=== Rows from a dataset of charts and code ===

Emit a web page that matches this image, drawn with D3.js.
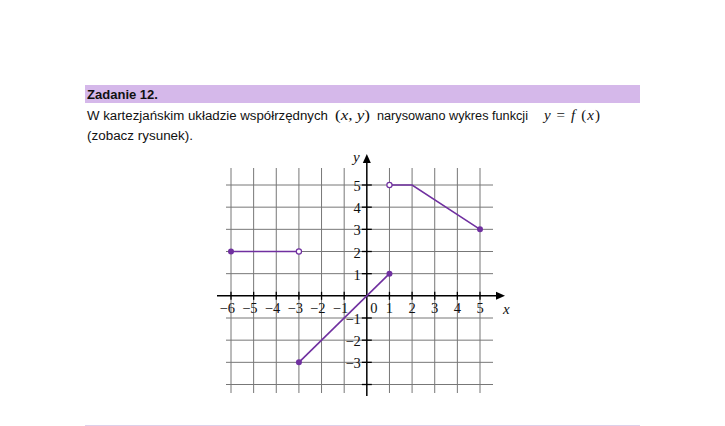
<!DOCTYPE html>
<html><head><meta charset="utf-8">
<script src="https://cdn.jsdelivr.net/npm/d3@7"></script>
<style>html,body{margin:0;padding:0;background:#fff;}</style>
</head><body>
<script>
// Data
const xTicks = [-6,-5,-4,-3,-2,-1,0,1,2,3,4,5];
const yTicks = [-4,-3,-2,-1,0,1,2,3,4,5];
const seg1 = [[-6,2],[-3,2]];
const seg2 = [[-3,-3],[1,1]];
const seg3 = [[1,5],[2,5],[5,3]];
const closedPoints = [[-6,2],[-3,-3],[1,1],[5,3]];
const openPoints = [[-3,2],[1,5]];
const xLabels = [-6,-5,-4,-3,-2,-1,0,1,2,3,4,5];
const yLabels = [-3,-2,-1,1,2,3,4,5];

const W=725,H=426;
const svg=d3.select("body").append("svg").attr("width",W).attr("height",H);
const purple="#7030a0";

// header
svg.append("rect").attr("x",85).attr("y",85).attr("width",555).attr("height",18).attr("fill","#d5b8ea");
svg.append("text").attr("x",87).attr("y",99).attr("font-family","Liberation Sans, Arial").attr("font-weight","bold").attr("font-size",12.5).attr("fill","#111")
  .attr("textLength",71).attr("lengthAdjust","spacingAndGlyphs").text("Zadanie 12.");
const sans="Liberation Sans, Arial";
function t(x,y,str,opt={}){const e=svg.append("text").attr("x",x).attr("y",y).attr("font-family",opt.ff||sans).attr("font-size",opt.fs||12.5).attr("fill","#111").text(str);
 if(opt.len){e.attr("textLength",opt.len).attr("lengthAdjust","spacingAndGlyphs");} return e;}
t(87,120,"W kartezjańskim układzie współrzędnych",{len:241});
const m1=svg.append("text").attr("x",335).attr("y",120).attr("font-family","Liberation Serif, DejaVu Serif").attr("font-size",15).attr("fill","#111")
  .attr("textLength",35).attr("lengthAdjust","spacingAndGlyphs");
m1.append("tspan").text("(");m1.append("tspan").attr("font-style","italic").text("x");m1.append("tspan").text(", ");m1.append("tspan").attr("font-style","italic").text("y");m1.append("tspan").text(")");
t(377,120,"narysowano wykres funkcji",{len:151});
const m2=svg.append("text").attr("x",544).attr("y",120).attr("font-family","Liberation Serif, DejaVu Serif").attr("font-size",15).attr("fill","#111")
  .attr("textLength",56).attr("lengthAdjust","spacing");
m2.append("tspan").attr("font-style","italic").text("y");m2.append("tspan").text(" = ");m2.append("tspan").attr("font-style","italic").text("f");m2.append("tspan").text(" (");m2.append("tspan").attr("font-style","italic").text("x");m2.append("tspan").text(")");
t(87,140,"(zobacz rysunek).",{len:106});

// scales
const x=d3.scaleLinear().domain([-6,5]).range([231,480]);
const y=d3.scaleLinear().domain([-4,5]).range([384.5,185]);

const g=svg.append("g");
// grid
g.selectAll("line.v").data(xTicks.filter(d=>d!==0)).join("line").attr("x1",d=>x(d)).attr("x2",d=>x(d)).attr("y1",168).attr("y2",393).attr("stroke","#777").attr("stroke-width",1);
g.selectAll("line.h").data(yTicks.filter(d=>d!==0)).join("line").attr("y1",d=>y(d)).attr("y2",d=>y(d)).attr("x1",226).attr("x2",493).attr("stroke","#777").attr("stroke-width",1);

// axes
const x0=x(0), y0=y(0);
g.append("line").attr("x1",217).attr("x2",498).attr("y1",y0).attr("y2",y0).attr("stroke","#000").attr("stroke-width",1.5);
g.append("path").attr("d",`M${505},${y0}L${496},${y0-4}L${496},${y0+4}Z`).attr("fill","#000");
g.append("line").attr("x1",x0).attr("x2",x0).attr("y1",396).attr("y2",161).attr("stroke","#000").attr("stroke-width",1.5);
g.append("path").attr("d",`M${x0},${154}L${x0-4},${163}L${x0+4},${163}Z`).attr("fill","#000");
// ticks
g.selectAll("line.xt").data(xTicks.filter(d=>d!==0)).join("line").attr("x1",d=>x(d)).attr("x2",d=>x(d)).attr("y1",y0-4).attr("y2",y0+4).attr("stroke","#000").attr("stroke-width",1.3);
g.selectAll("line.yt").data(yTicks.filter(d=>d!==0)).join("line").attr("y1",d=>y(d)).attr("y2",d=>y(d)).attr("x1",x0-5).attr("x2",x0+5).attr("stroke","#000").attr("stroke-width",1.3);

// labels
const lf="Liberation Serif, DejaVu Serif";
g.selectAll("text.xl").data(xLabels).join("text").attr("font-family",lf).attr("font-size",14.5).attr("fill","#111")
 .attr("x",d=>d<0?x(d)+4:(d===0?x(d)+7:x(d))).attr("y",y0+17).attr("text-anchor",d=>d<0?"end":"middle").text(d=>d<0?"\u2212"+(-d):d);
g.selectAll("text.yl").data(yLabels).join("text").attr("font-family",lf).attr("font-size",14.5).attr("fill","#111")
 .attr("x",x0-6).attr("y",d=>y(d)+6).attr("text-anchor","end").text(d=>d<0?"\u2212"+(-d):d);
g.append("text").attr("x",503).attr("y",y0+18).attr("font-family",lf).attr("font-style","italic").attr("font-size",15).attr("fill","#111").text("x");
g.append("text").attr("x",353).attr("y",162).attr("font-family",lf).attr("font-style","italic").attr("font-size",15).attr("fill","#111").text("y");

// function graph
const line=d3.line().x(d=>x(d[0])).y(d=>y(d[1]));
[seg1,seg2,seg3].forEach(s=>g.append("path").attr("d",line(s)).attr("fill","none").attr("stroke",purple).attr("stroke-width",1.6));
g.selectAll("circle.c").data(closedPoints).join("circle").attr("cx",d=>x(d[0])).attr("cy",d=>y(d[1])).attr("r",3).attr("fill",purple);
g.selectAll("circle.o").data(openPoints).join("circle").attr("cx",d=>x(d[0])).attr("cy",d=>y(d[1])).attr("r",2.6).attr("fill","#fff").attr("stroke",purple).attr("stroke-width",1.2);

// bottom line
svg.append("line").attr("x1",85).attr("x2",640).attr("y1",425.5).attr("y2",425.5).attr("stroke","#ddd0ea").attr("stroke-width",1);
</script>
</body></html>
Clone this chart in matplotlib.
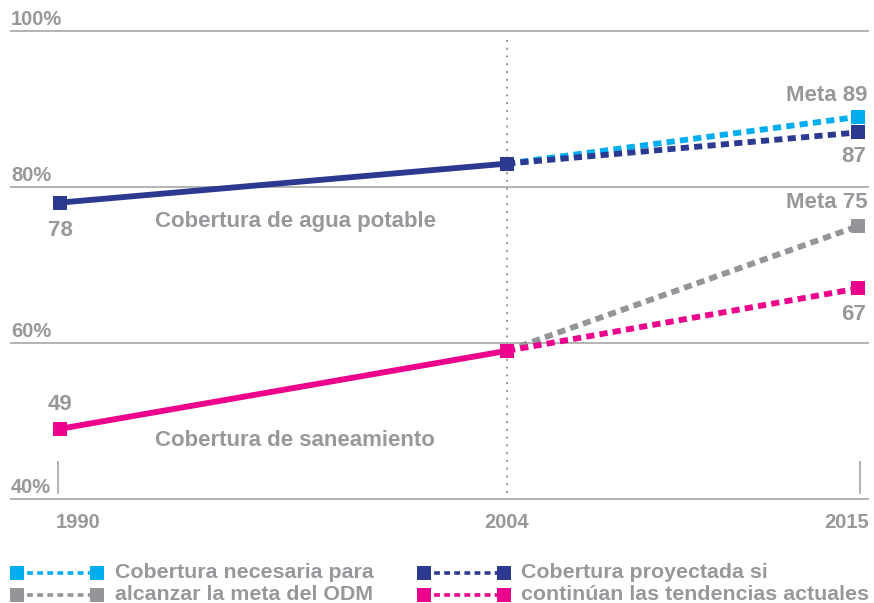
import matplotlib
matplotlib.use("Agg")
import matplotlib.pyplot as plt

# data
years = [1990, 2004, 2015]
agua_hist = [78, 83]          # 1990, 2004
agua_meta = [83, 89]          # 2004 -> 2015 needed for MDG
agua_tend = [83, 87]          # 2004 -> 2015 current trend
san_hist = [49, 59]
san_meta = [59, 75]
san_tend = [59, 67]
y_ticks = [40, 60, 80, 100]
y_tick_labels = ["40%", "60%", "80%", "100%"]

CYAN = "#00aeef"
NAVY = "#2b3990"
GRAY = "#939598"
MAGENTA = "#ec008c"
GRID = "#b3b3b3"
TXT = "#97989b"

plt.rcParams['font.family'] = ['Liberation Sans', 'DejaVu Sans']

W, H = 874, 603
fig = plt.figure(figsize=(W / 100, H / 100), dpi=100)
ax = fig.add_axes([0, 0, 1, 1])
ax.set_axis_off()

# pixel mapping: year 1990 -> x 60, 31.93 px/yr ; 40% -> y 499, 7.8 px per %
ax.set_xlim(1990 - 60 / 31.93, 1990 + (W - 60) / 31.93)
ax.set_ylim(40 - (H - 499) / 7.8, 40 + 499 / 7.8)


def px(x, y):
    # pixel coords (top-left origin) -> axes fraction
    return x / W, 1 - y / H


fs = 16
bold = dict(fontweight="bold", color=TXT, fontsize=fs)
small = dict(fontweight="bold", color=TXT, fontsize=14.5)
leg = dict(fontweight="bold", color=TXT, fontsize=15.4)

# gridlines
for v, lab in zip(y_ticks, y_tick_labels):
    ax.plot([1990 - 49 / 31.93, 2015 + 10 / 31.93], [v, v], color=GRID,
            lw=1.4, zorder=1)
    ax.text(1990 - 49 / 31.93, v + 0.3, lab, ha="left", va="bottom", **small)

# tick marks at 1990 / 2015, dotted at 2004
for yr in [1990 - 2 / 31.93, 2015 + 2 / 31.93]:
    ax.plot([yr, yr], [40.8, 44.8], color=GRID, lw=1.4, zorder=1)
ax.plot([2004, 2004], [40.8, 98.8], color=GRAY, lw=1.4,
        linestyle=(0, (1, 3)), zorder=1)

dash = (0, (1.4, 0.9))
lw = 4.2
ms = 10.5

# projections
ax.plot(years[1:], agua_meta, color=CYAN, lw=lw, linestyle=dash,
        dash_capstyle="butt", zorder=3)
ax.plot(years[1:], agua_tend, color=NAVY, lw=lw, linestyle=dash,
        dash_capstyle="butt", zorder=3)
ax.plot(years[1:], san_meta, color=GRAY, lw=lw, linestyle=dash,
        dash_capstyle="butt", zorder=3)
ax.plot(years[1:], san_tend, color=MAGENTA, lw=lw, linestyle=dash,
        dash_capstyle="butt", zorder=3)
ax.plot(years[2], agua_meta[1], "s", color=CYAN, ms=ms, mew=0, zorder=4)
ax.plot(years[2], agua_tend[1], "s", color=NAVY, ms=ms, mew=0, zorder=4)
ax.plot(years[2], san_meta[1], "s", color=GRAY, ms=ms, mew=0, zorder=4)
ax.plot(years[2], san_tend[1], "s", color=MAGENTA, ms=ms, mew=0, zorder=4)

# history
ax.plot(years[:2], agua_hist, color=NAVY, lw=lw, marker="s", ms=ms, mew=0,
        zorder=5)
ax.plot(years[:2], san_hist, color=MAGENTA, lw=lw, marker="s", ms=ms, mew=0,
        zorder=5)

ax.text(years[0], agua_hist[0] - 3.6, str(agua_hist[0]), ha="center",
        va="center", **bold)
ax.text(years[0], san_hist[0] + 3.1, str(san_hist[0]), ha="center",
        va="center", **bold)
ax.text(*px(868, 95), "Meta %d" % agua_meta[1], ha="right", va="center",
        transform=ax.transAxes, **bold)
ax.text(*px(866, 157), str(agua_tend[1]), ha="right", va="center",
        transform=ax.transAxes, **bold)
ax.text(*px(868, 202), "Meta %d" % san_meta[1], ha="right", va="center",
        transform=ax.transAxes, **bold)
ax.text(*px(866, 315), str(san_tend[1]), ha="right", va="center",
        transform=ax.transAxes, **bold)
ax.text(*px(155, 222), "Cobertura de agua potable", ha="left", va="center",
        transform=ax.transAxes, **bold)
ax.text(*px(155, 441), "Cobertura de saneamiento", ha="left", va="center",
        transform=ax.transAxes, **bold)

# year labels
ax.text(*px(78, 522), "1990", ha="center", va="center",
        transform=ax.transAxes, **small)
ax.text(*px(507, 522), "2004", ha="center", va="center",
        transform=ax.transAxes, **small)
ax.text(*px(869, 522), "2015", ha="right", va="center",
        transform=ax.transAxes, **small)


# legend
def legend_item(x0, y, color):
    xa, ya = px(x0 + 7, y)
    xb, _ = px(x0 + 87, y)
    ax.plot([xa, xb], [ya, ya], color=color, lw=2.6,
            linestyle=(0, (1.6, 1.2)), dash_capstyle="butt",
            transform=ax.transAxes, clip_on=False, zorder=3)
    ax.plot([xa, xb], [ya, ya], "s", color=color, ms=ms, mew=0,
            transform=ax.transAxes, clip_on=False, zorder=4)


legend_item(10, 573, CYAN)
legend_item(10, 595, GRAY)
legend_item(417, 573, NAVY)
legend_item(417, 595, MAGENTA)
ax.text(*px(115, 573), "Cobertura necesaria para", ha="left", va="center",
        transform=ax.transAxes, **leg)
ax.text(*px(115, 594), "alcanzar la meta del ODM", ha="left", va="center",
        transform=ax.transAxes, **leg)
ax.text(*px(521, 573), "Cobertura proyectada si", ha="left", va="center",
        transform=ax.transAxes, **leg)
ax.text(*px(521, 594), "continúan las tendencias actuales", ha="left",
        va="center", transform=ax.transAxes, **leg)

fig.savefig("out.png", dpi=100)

=== Instructions for the task ===
Your task is to collect every line above that contains the word "this".

=== Completed task ===
Emit a web page that matches this image, drawn with D3.js.
Clone this chart in matplotlib.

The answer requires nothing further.